◆ Work instructions ◆
Write the data out again exactly, dropping any images it holds.

◆ Records to process ◆

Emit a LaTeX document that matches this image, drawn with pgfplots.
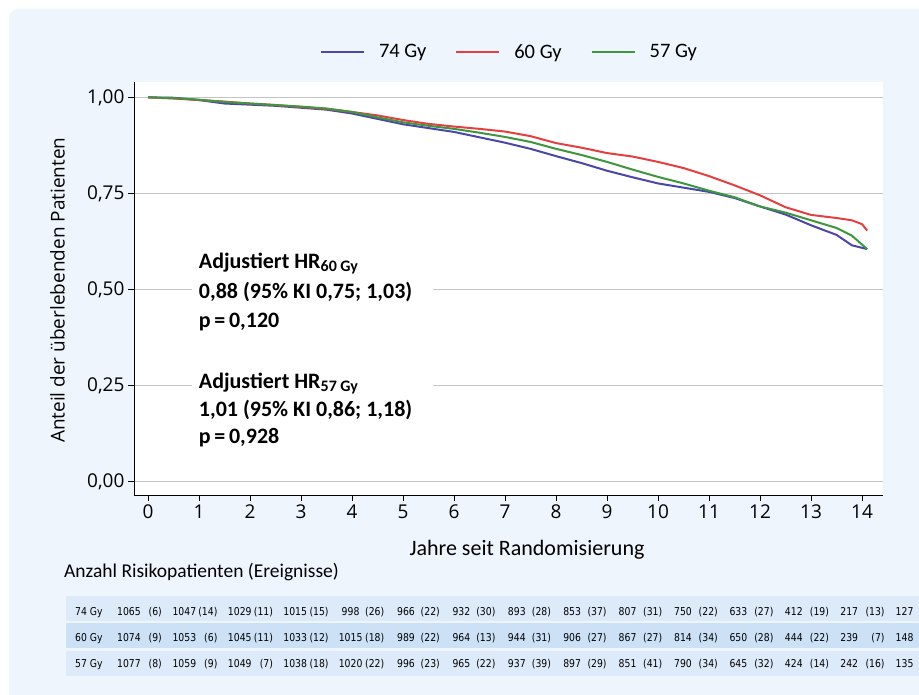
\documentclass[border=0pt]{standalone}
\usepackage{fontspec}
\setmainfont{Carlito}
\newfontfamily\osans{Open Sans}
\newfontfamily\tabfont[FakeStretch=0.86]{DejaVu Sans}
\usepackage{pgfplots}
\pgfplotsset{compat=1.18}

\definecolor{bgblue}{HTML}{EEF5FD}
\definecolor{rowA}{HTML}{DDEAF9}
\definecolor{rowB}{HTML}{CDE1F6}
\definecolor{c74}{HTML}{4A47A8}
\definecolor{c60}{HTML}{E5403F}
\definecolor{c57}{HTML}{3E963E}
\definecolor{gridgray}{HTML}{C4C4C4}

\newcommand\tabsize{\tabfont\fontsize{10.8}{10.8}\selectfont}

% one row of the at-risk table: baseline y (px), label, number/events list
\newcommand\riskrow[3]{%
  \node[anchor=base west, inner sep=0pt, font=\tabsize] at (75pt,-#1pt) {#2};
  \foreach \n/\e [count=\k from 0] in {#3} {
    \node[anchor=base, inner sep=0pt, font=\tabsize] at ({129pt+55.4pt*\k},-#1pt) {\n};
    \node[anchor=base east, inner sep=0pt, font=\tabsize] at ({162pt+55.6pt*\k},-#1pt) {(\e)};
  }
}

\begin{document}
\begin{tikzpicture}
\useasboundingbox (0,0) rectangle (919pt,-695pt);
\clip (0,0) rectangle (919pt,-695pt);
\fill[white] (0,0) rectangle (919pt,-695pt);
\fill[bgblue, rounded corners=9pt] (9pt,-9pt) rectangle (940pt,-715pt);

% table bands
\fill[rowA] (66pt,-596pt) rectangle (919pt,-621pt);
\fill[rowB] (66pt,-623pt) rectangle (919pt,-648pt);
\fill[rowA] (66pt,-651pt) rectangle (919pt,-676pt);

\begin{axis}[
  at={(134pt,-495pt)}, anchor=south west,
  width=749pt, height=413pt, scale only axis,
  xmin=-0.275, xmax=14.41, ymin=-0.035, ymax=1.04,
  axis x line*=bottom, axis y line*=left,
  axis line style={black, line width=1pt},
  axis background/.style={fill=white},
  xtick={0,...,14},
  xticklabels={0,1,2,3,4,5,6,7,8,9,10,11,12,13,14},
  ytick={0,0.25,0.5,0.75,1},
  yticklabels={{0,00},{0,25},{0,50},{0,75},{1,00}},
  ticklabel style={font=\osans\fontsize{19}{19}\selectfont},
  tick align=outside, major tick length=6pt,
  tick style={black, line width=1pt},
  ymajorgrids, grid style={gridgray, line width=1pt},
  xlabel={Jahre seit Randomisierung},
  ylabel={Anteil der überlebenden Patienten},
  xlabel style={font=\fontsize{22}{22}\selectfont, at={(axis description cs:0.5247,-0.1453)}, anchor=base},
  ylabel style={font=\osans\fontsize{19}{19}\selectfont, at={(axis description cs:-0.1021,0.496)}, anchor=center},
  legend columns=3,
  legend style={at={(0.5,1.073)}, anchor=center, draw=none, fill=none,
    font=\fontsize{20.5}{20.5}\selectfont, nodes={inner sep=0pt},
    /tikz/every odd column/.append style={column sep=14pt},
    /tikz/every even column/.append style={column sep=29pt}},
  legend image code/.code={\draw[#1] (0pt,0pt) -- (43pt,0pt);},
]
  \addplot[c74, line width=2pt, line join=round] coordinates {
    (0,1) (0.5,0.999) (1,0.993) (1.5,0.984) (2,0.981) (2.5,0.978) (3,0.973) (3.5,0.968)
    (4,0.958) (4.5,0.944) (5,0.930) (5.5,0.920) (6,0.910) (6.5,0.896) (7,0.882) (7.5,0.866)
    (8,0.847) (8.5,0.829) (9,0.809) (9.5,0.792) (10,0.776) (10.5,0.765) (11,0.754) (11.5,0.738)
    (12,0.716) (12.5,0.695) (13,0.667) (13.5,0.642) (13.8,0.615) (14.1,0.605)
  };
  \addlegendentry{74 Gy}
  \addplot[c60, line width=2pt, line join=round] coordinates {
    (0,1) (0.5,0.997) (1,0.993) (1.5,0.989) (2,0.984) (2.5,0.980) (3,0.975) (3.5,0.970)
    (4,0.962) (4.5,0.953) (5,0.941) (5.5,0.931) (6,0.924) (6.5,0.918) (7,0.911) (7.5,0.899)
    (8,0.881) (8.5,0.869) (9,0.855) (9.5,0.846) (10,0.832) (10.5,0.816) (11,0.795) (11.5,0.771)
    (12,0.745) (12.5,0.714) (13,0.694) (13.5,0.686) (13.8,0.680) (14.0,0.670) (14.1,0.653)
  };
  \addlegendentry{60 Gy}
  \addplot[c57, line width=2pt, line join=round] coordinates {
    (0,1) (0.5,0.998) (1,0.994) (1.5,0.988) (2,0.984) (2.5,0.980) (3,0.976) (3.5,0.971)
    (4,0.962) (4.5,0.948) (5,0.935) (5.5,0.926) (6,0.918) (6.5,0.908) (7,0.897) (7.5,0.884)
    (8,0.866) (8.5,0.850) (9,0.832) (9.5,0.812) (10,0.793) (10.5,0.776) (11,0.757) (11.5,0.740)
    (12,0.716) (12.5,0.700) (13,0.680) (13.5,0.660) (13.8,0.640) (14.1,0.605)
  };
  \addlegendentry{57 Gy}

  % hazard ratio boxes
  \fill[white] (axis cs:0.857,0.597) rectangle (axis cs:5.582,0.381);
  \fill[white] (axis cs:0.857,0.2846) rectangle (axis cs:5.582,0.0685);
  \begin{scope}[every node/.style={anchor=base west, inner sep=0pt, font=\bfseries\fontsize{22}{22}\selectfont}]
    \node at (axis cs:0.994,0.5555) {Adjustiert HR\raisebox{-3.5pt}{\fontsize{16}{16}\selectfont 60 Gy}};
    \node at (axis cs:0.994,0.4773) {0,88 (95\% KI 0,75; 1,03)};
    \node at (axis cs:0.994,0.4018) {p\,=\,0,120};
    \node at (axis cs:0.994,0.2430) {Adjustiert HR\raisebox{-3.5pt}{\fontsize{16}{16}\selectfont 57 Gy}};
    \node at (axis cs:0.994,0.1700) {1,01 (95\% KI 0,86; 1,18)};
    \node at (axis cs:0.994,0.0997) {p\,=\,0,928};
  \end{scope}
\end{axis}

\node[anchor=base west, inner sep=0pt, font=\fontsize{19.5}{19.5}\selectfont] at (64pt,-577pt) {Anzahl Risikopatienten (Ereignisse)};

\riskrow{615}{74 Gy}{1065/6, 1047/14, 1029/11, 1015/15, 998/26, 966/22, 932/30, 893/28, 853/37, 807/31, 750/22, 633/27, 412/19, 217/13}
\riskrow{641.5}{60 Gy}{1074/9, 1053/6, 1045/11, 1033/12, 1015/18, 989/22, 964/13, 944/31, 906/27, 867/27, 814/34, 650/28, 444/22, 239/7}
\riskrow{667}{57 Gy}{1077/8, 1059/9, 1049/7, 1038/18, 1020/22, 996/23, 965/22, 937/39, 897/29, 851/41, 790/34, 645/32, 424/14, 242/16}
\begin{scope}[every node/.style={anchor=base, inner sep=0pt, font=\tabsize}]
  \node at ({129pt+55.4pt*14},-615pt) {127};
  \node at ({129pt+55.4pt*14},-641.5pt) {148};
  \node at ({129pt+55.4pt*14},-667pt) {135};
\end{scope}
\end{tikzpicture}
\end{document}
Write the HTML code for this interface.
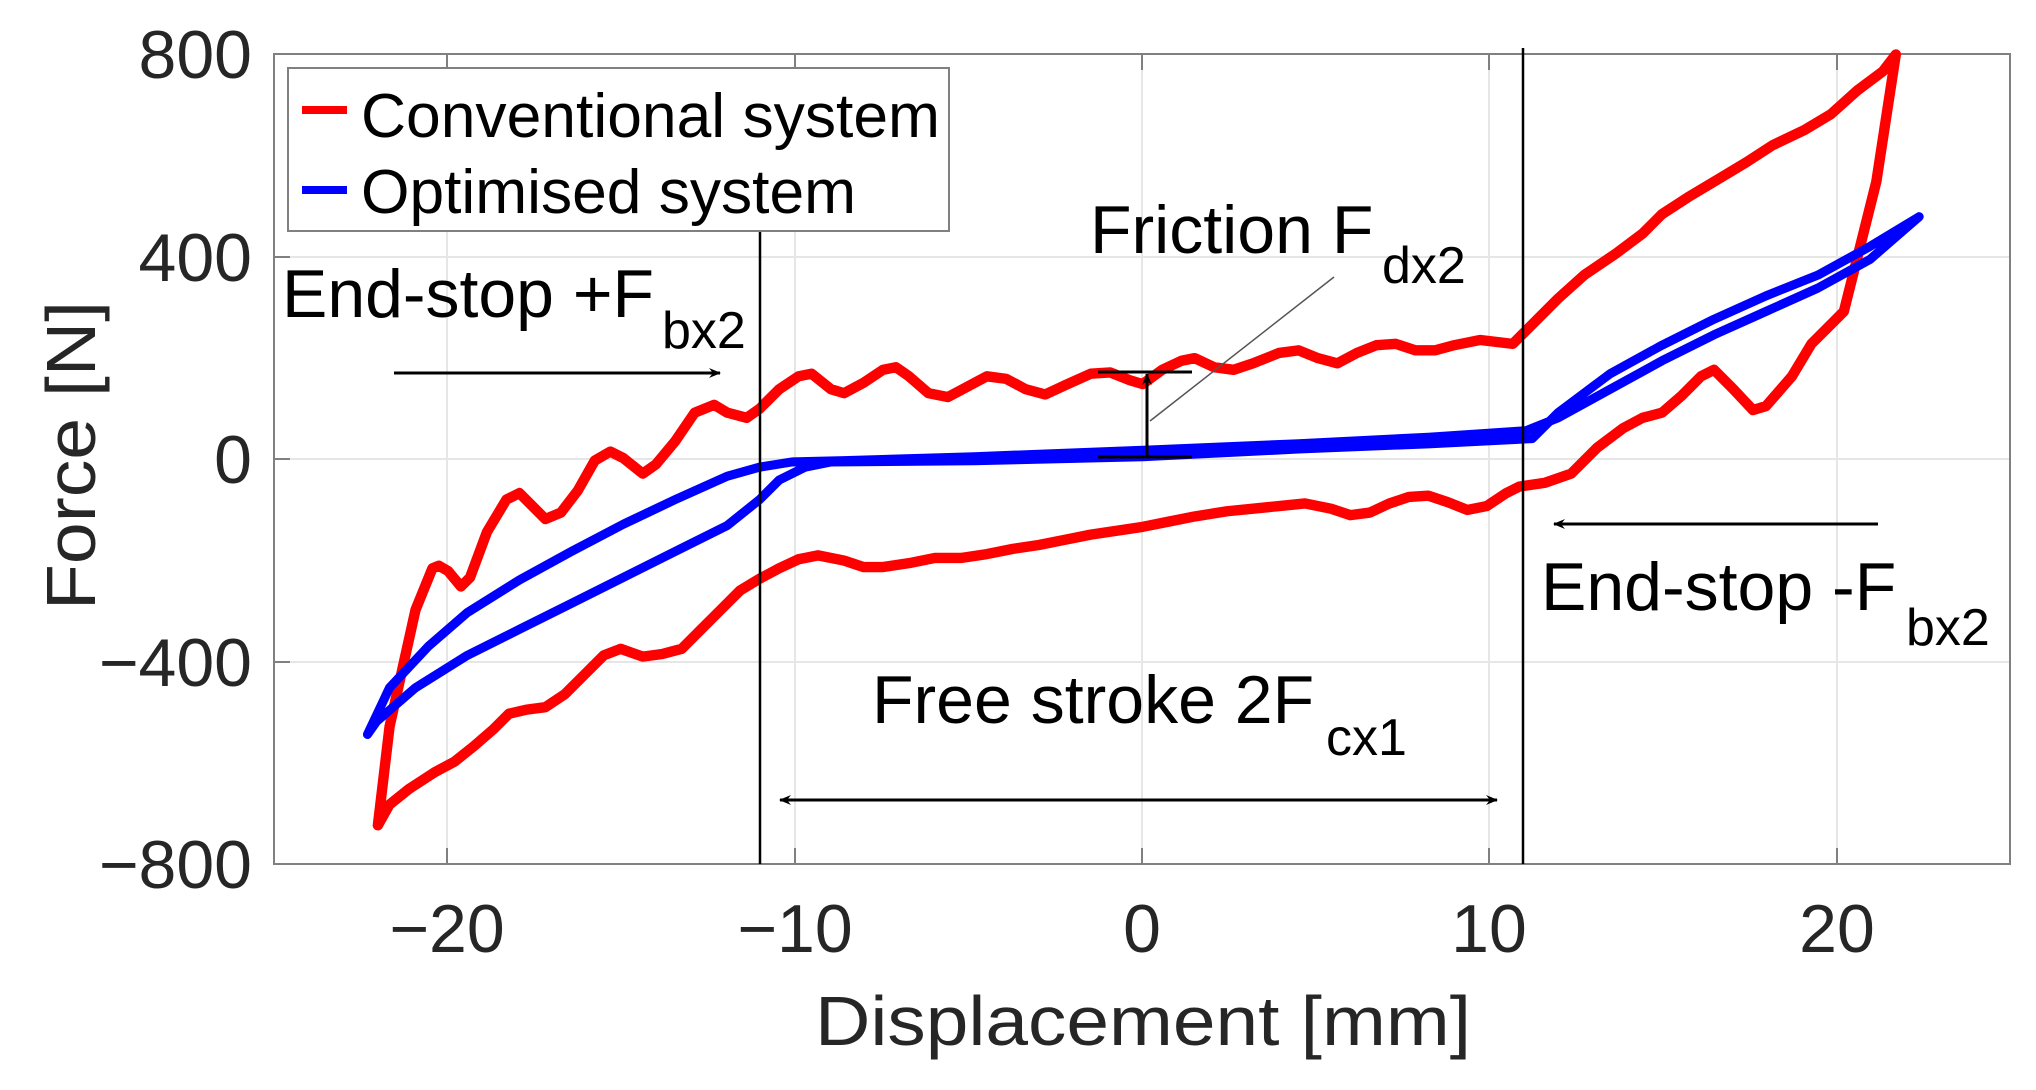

◆ Written response ◆
Emit a LaTeX document that matches this image, drawn with pgfplots.
\documentclass[border=0pt]{standalone}
\usepackage{fontspec}
\setmainfont{Carlito}
\newfontfamily\osans{Open Sans}
\newfontfamily\tabfont[FakeStretch=0.86]{DejaVu Sans}
\usepackage{pgfplots}
\pgfplotsset{compat=1.18}

\definecolor{bgblue}{HTML}{EEF5FD}
\definecolor{rowA}{HTML}{DDEAF9}
\definecolor{rowB}{HTML}{CDE1F6}
\definecolor{c74}{HTML}{4A47A8}
\definecolor{c60}{HTML}{E5403F}
\definecolor{c57}{HTML}{3E963E}
\definecolor{gridgray}{HTML}{C4C4C4}

\newcommand\tabsize{\tabfont\fontsize{10.8}{10.8}\selectfont}

% one row of the at-risk table: baseline y (px), label, number/events list
\newcommand\riskrow[3]{%
  \node[anchor=base west, inner sep=0pt, font=\tabsize] at (75pt,-#1pt) {#2};
  \foreach \n/\e [count=\k from 0] in {#3} {
    \node[anchor=base, inner sep=0pt, font=\tabsize] at ({129pt+55.4pt*\k},-#1pt) {\n};
    \node[anchor=base east, inner sep=0pt, font=\tabsize] at ({162pt+55.6pt*\k},-#1pt) {(\e)};
  }
}

\begin{document}
\begin{tikzpicture}
\useasboundingbox (0,0) rectangle (919pt,-695pt);
\clip (0,0) rectangle (919pt,-695pt);
\fill[white] (0,0) rectangle (919pt,-695pt);
\fill[bgblue, rounded corners=9pt] (9pt,-9pt) rectangle (940pt,-715pt);

% table bands
\fill[rowA] (66pt,-596pt) rectangle (919pt,-621pt);
\fill[rowB] (66pt,-623pt) rectangle (919pt,-648pt);
\fill[rowA] (66pt,-651pt) rectangle (919pt,-676pt);

\begin{axis}[
  at={(134pt,-495pt)}, anchor=south west,
  width=749pt, height=413pt, scale only axis,
  xmin=-0.275, xmax=14.41, ymin=-0.035, ymax=1.04,
  axis x line*=bottom, axis y line*=left,
  axis line style={black, line width=1pt},
  axis background/.style={fill=white},
  xtick={0,...,14},
  xticklabels={0,1,2,3,4,5,6,7,8,9,10,11,12,13,14},
  ytick={0,0.25,0.5,0.75,1},
  yticklabels={{0,00},{0,25},{0,50},{0,75},{1,00}},
  ticklabel style={font=\osans\fontsize{19}{19}\selectfont},
  tick align=outside, major tick length=6pt,
  tick style={black, line width=1pt},
  ymajorgrids, grid style={gridgray, line width=1pt},
  xlabel={Jahre seit Randomisierung},
  ylabel={Anteil der überlebenden Patienten},
  xlabel style={font=\fontsize{22}{22}\selectfont, at={(axis description cs:0.5247,-0.1453)}, anchor=base},
  ylabel style={font=\osans\fontsize{19}{19}\selectfont, at={(axis description cs:-0.1021,0.496)}, anchor=center},
  legend columns=3,
  legend style={at={(0.5,1.073)}, anchor=center, draw=none, fill=none,
    font=\fontsize{20.5}{20.5}\selectfont, nodes={inner sep=0pt},
    /tikz/every odd column/.append style={column sep=14pt},
    /tikz/every even column/.append style={column sep=29pt}},
  legend image code/.code={\draw[#1] (0pt,0pt) -- (43pt,0pt);},
]
  \addplot[c74, line width=2pt, line join=round] coordinates {
    (0,1) (0.5,0.999) (1,0.993) (1.5,0.984) (2,0.981) (2.5,0.978) (3,0.973) (3.5,0.968)
    (4,0.958) (4.5,0.944) (5,0.930) (5.5,0.920) (6,0.910) (6.5,0.896) (7,0.882) (7.5,0.866)
    (8,0.847) (8.5,0.829) (9,0.809) (9.5,0.792) (10,0.776) (10.5,0.765) (11,0.754) (11.5,0.738)
    (12,0.716) (12.5,0.695) (13,0.667) (13.5,0.642) (13.8,0.615) (14.1,0.605)
  };
  \addlegendentry{74 Gy}
  \addplot[c60, line width=2pt, line join=round] coordinates {
    (0,1) (0.5,0.997) (1,0.993) (1.5,0.989) (2,0.984) (2.5,0.980) (3,0.975) (3.5,0.970)
    (4,0.962) (4.5,0.953) (5,0.941) (5.5,0.931) (6,0.924) (6.5,0.918) (7,0.911) (7.5,0.899)
    (8,0.881) (8.5,0.869) (9,0.855) (9.5,0.846) (10,0.832) (10.5,0.816) (11,0.795) (11.5,0.771)
    (12,0.745) (12.5,0.714) (13,0.694) (13.5,0.686) (13.8,0.680) (14.0,0.670) (14.1,0.653)
  };
  \addlegendentry{60 Gy}
  \addplot[c57, line width=2pt, line join=round] coordinates {
    (0,1) (0.5,0.998) (1,0.994) (1.5,0.988) (2,0.984) (2.5,0.980) (3,0.976) (3.5,0.971)
    (4,0.962) (4.5,0.948) (5,0.935) (5.5,0.926) (6,0.918) (6.5,0.908) (7,0.897) (7.5,0.884)
    (8,0.866) (8.5,0.850) (9,0.832) (9.5,0.812) (10,0.793) (10.5,0.776) (11,0.757) (11.5,0.740)
    (12,0.716) (12.5,0.700) (13,0.680) (13.5,0.660) (13.8,0.640) (14.1,0.605)
  };
  \addlegendentry{57 Gy}

  % hazard ratio boxes
  \fill[white] (axis cs:0.857,0.597) rectangle (axis cs:5.582,0.381);
  \fill[white] (axis cs:0.857,0.2846) rectangle (axis cs:5.582,0.0685);
  \begin{scope}[every node/.style={anchor=base west, inner sep=0pt, font=\bfseries\fontsize{22}{22}\selectfont}]
    \node at (axis cs:0.994,0.5555) {Adjustiert HR\raisebox{-3.5pt}{\fontsize{16}{16}\selectfont 60 Gy}};
    \node at (axis cs:0.994,0.4773) {0,88 (95\% KI 0,75; 1,03)};
    \node at (axis cs:0.994,0.4018) {p\,=\,0,120};
    \node at (axis cs:0.994,0.2430) {Adjustiert HR\raisebox{-3.5pt}{\fontsize{16}{16}\selectfont 57 Gy}};
    \node at (axis cs:0.994,0.1700) {1,01 (95\% KI 0,86; 1,18)};
    \node at (axis cs:0.994,0.0997) {p\,=\,0,928};
  \end{scope}
\end{axis}

\node[anchor=base west, inner sep=0pt, font=\fontsize{19.5}{19.5}\selectfont] at (64pt,-577pt) {Anzahl Risikopatienten (Ereignisse)};

\riskrow{615}{74 Gy}{1065/6, 1047/14, 1029/11, 1015/15, 998/26, 966/22, 932/30, 893/28, 853/37, 807/31, 750/22, 633/27, 412/19, 217/13}
\riskrow{641.5}{60 Gy}{1074/9, 1053/6, 1045/11, 1033/12, 1015/18, 989/22, 964/13, 944/31, 906/27, 867/27, 814/34, 650/28, 444/22, 239/7}
\riskrow{667}{57 Gy}{1077/8, 1059/9, 1049/7, 1038/18, 1020/22, 996/23, 965/22, 937/39, 897/29, 851/41, 790/34, 645/32, 424/14, 242/16}
\begin{scope}[every node/.style={anchor=base, inner sep=0pt, font=\tabsize}]
  \node at ({129pt+55.4pt*14},-615pt) {127};
  \node at ({129pt+55.4pt*14},-641.5pt) {148};
  \node at ({129pt+55.4pt*14},-667pt) {135};
\end{scope}
\end{tikzpicture}
\end{document}
Write the HTML code for this interface.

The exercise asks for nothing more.